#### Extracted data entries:
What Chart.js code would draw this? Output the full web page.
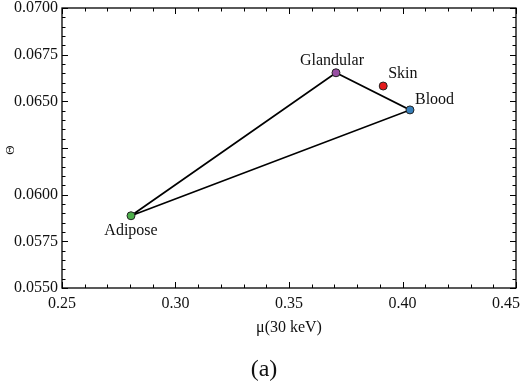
<!DOCTYPE html>
<html>
<head>
<meta charset="utf-8">
<script src="https://cdn.jsdelivr.net/npm/chart.js@4.4.1/dist/chart.umd.min.js"></script>
<style>
  html, body { margin: 0; padding: 0; background: #fff; }
  #wrap { width: 522px; height: 389px; }
</style>
</head>
<body>
<div id="wrap"><canvas id="chart" width="522" height="389"></canvas></div>
<script>
// tissue values
const tissues = ['Adipose', 'Glandular', 'Blood', 'Skin'];
const muValues = [0.2804, 0.3707, 0.4033, 0.3915];
const thetaValues = [0.05887, 0.06653, 0.06454, 0.06582];
const pointColors = ['#4daf4a', '#984ea3', '#377eb8', '#e41a1c'];
// triangle path: Adipose -> Glandular -> Blood -> Adipose
const trianglePath = [0, 1, 2, 0];
const hiddenYTicks = [0.0625];

const serif = '"Liberation Serif", "Times New Roman", serif';

// label placement around each point (offsets in px)
const labelPlace = {
    Adipose:   { dx: 0,  dy: 15,  align: 'center' },
    Glandular: { dx: -4, dy: -12, align: 'center' },
    Blood:     { dx: 5,  dy: -10, align: 'left' },
    Skin:      { dx: 5,  dy: -12, align: 'left' }
};

const pointLabels = {
    id: 'pointLabels',
    afterDatasetsDraw(chart) {
        const { ctx, scales: { x, y } } = chart;
        ctx.save();
        ctx.fillStyle = '#111';
        ctx.font = '16px ' + serif;
        ctx.textBaseline = 'middle';
        tissues.forEach((name, i) => {
            const p = labelPlace[name];
            ctx.textAlign = p.align;
            ctx.fillText(name, x.getPixelForValue(muValues[i]) + p.dx, y.getPixelForValue(thetaValues[i]) + p.dy);
        });
        ctx.restore();
    }
};

// boxed frame with inward major/minor ticks on all four sides
const frameTicks = {
    id: 'frameTicks',
    afterDraw(chart) {
        const { ctx, chartArea: a, scales: { x, y } } = chart;
        ctx.save();
        ctx.strokeStyle = '#000';
        ctx.lineWidth = 1.3;
        ctx.strokeRect(a.left, a.top, a.right - a.left, a.bottom - a.top);
        ctx.lineWidth = 1;
        ctx.beginPath();
        for (let k = 0; k <= 20; k++) {
            const px = Math.round(x.getPixelForValue(0.25 + k * 0.01)) + 0.5;
            const len = k % 5 === 0 ? 6 : 3.5;
            ctx.moveTo(px, a.bottom); ctx.lineTo(px, a.bottom - len);
            ctx.moveTo(px, a.top); ctx.lineTo(px, a.top + len);
        }
        for (let k = 0; k <= 30; k++) {
            const py = Math.round(y.getPixelForValue(0.055 + k * 0.0005)) + 0.5;
            const len = k % 5 === 0 ? 6 : 3.5;
            ctx.moveTo(a.left, py); ctx.lineTo(a.left + len, py);
            ctx.moveTo(a.right, py); ctx.lineTo(a.right - len, py);
        }
        ctx.stroke();

        // y axis symbol and panel caption
        ctx.fillStyle = '#111';
        ctx.font = '13px ' + serif;
        ctx.textAlign = 'center';
        ctx.textBaseline = 'middle';
        ctx.translate(11, 150);
        ctx.rotate(-Math.PI / 2);
        ctx.fillText('Θ', 0, 0);
        ctx.setTransform(1, 0, 0, 1, 0, 0);
        ctx.font = '24px ' + serif;
        ctx.fillText('(a)', 264, 370);
        ctx.restore();
    }
};

new Chart(document.getElementById('chart'), {
    type: 'scatter',
    data: {
        datasets: [
            {
                data: trianglePath.map(i => ({ x: muValues[i], y: thetaValues[i] })),
                showLine: true,
                borderColor: '#000',
                borderWidth: 1.7,
                pointRadius: 0,
                fill: false,
                order: 2
            },
            {
                data: tissues.map((t, i) => ({ x: muValues[i], y: thetaValues[i] })),
                pointRadius: 4,
                pointBackgroundColor: pointColors,
                pointBorderColor: '#222',
                pointBorderWidth: 1,
                order: 1
            }
        ]
    },
    options: {
        responsive: false,
        animation: false,
        events: [],
        layout: { padding: { top: 8, right: 6, bottom: 52, left: 0 } },
        plugins: {
            legend: { display: false },
            tooltip: { enabled: false }
        },
        scales: {
            x: {
                type: 'linear',
                min: 0.25,
                max: 0.45,
                grid: { display: false, drawTicks: false },
                border: { display: false },
                ticks: {
                    stepSize: 0.05,
                    padding: 6,
                    color: '#111',
                    font: { family: serif, size: 16 },
                    maxRotation: 0,
                    // last label is pulled left so it stays inside the canvas
                    callback: v => Math.abs(v - 0.45) < 1e-9 ? v.toFixed(2) + '\u00a0'.repeat(5) : v.toFixed(2)
                },
                title: {
                    display: true,
                    text: 'μ(30 keV)',
                    color: '#111',
                    font: { family: serif, size: 16 },
                    padding: { top: 0, bottom: 0 }
                },
                afterFit(scale) {
                    scale.height = 49;
                    scale.paddingLeft = 0;
                    scale.paddingRight = 0;
                }
            },
            y: {
                type: 'linear',
                min: 0.055,
                max: 0.07,
                grid: { display: false, drawTicks: false },
                border: { display: false },
                ticks: {
                    stepSize: 0.0025,
                    padding: 4,
                    color: '#111',
                    font: { family: serif, size: 16 },
                    callback: v => hiddenYTicks.some(h => Math.abs(h - v) < 1e-9) ? '' : v.toFixed(4)
                },
                afterFit(scale) {
                    scale.width = 62;
                    scale.paddingTop = 0;
                    scale.paddingBottom = 0;
                }
            }
        }
    },
    plugins: [pointLabels, frameTicks]
});
</script>
</body>
</html>
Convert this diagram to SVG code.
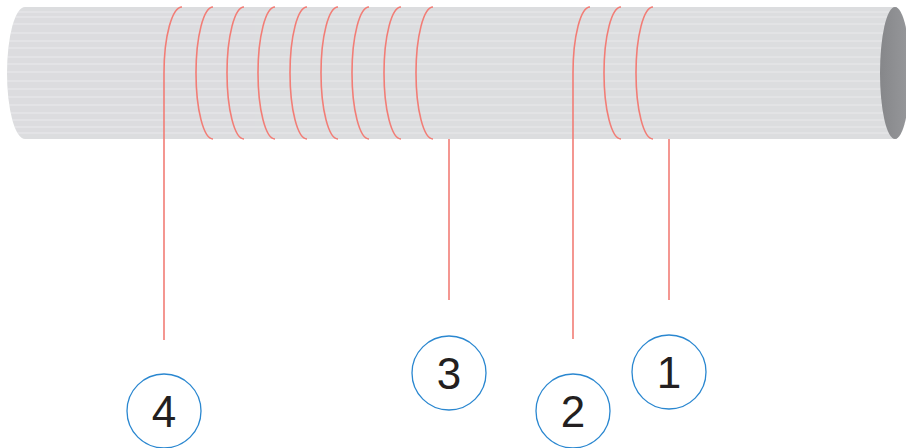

#### To be done:
Find every line that holds "code" and copy it.

#### Exercise result:
What Chart.js code would draw this? Output the full web page.
Convert this diagram to SVG code.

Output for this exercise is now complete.